Doğu Cephesi
Bu sırada, doğu cephesinde Almanlar, Stalingrad savaşındaki yenilgiden sonra, etkili bir saldırı gerçekleştirmekten uzaktılar. Savaşın bu noktasında (Şubat 1943) Almanlar ve müttefiklerinin kayıpları 1941 yazındaki SSCB saldırısından beri, ölü ve tutsak olarak 850 000’i bulmuştu.
Aylarca süren bir toparlanma döneminden sonra, General Erich von Manştein, güneyde Sovyetlere karşı umutsuz bir yaz karşı saldırısı başlattı ve Stalingrad’dan beri, durum ilk kez Almanların lehine döndü. Sovyet askerleri, Kursk çevresinde geniş bir çıkıntı oluşturan cepheye saldırı başlatınca, Almanlar saflarını sıklaştıranlar. Sonra, 5 Temmuz 1943’te, yeni tip “Kaplan” ve “Panter” tanklarını kullanarak Sovyet cephesinin bu en şişkin noktasına saldırdılar. Hitler. Kızıl Ordu’nun topçu bataryaları ve tanklarından oluşan olağanüstü yoğunlukta asker yığınağına, 1 000’den çok uçakla karşılık verdi. Çarpışma gelmiş geçmiş en zorlu ve geniş zırhlı savaşlarından biri oldu: 3 000’i aşkın tank, çayırlık alanda çarpışmaya başladı. 12 Temmuz 1943’te, ardı arkası gelmez bir asker gücü ve tank desteğinin yardımıyla, Sovyetler, her geçen gün yeni tank birliklerini cepheye sürerek, savaşın gidişini kendilerinden yana çevirmeyi başardılar: Manstein 20 000 asker, tanklarının yarısı ve 1 000’den çok uçak yitirerek çekilmek zorunda kaldı. Bu çekiliş gerçekleşirken, Sovyetler kuzeyden, 4 Ağustos 1943’te aldıkları Orel üstünden yeni bir saldırı başlattılar. Harkov’u (23 Ağustos), Poltava’yı (22 Eylül) ve Smolensk’i (25 Eylül) geri aldılar. Kasım başında da Kiev kurtarıldı. Manstein’ın kuvvetleri, inatçı Rus ilerleyişi karşısında ciddi biçimde azaldı; ama Hitler, kitlesel bir geri çekilmeye karşı çıktı (böylece, çok sayıda askerinin sonunda Sovyet askerî kıskacına girmesine yol açtı).

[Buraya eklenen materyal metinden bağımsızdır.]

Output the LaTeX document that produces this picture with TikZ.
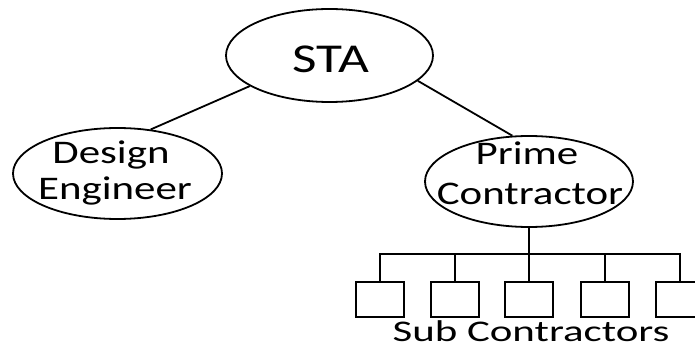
\documentclass[tikz,border=0pt]{standalone}
\usepackage{fontspec}
\setmainfont{Carlito}[FakeStretch=1.3]
\newfontfamily\subfont{Carlito}[FakeStretch=1.43]
\usetikzlibrary{shapes.geometric}
\tikzset{
  oval/.style={ellipse, draw, line width=1.8pt, inner sep=0pt},
  subbox/.style={rectangle, draw, line width=1.8pt, minimum width=48pt, minimum height=35pt, inner sep=0pt},
  link/.style={line width=1.8pt},
  lbl/.style={font=\fontsize{33}{37}\selectfont, inner sep=0pt, anchor=base}
}
\begin{document}
\begin{tikzpicture}[x=1pt,y=-1pt]
\clip (0,0) rectangle (695,347);
\fill[white] (0,0) rectangle (695,347);
\node[oval, minimum width=207pt, minimum height=93pt] (STA) at (329.5,55.5) {};
\node[oval, minimum width=209pt, minimum height=91pt] (DE) at (117.5,173.5) {};
\node[oval, minimum width=208pt, minimum height=91pt] (PC) at (529,181.5) {};
\node[lbl, font=\fontsize{41}{44}\selectfont] (STAt) at (331,72.3) {STA};
\node[lbl] (DE1) at (111,163.5) {Design};
\node[lbl] (DE2) at (115,199.5) {Engineer};
\node[lbl] (PC1) at (527,165) {Prime};
\node[lbl] (PC2) at (530,204.5) {Contractor};
\draw[link] (STA.201) -- (DE.53);
\draw[link] (STA.344) -- (PC.110);
\coordinate (bar) at (529,254);
\node[subbox] (b1) at (380.2,299.2) {};
\node[subbox] (b2) at (455.2,299.2) {};
\node[subbox] (b3) at (529.2,299.2) {};
\node[subbox] (b4) at (605.2,299.2) {};
\node[subbox] (b5) at (680.2,299.2) {};
\draw[link] (PC.south) -- (PC.south |- bar);
\draw[link, line cap=rect] (b1.north |- bar) -- (b5.north |- bar);
\foreach \i in {1,...,5} \draw[link] (b\i.north) -- (b\i.north |- bar);
\node[lbl, text depth=0pt, font=\subfont\fontsize{30}{34}\selectfont] (sub) at (531,341.5) {Sub Contractors};
\end{tikzpicture}
\end{document}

Sovyet ilerlemesi, kış bastırınca bir süre için durdu; ama yollar ve akarsular iyice donduğunda, bütün Doğu cephesi boyunca olağanüstü bir Sovyet saldırısı başlatıldı. Ocak 1944 ortasında, Sovyet birliklerinin Leningrad’la kara ulaşımını sağlamalarıyla, 890 gün boyunca sürmüş olan Alman kuşatması sona erdi 1941 Eylülü’nden başlayarak Leningrad halkı Alman topçu ateşine ve hava bombardımanına karşı koymuş, 200 000’den çok Alman askeri kuşatma sırasında ölürken, 250 000’den çoğu da, soğuktan, açlıktan ve aşırı yorgunluktan ölmüştü. Kentin direnişini, donmuş Ladoga gölü üstünden ulaştırılan yardım sağlamıştı.
Kızıl Ordu, batı yönünden de ilerleyerek, kuzeyde Riga ve Vilna’yı alıp, temmuz ortasında Doğu Prusya’ya ayakbastı. Orta cephede Almanlar, temmuzda Minsk’ten geri püskürtüldüler. Güneydeyse, mayıs ayında Kırım’ın tamamı Sovyet birliklerinin eline geçmişti. Temmuz 1944 ortasına Sovyet birlikleri Polonya içlerine kadar ilerleyip, ağustos sonunda Balkanlar’a ulaştılar. Kızıl Ordu Varşova’nın banliyölerine yaklaştığında, Polonya başkentindeki direniş hareketi Alman işgalcilere karşı bir ayaklanmaya dönüşmüş (ağustos-ekim), ama direnişçiler, Sovyetlerin kente girmesinden önce kentin denetimini ele geçirmekte başarılı olamamışlardı.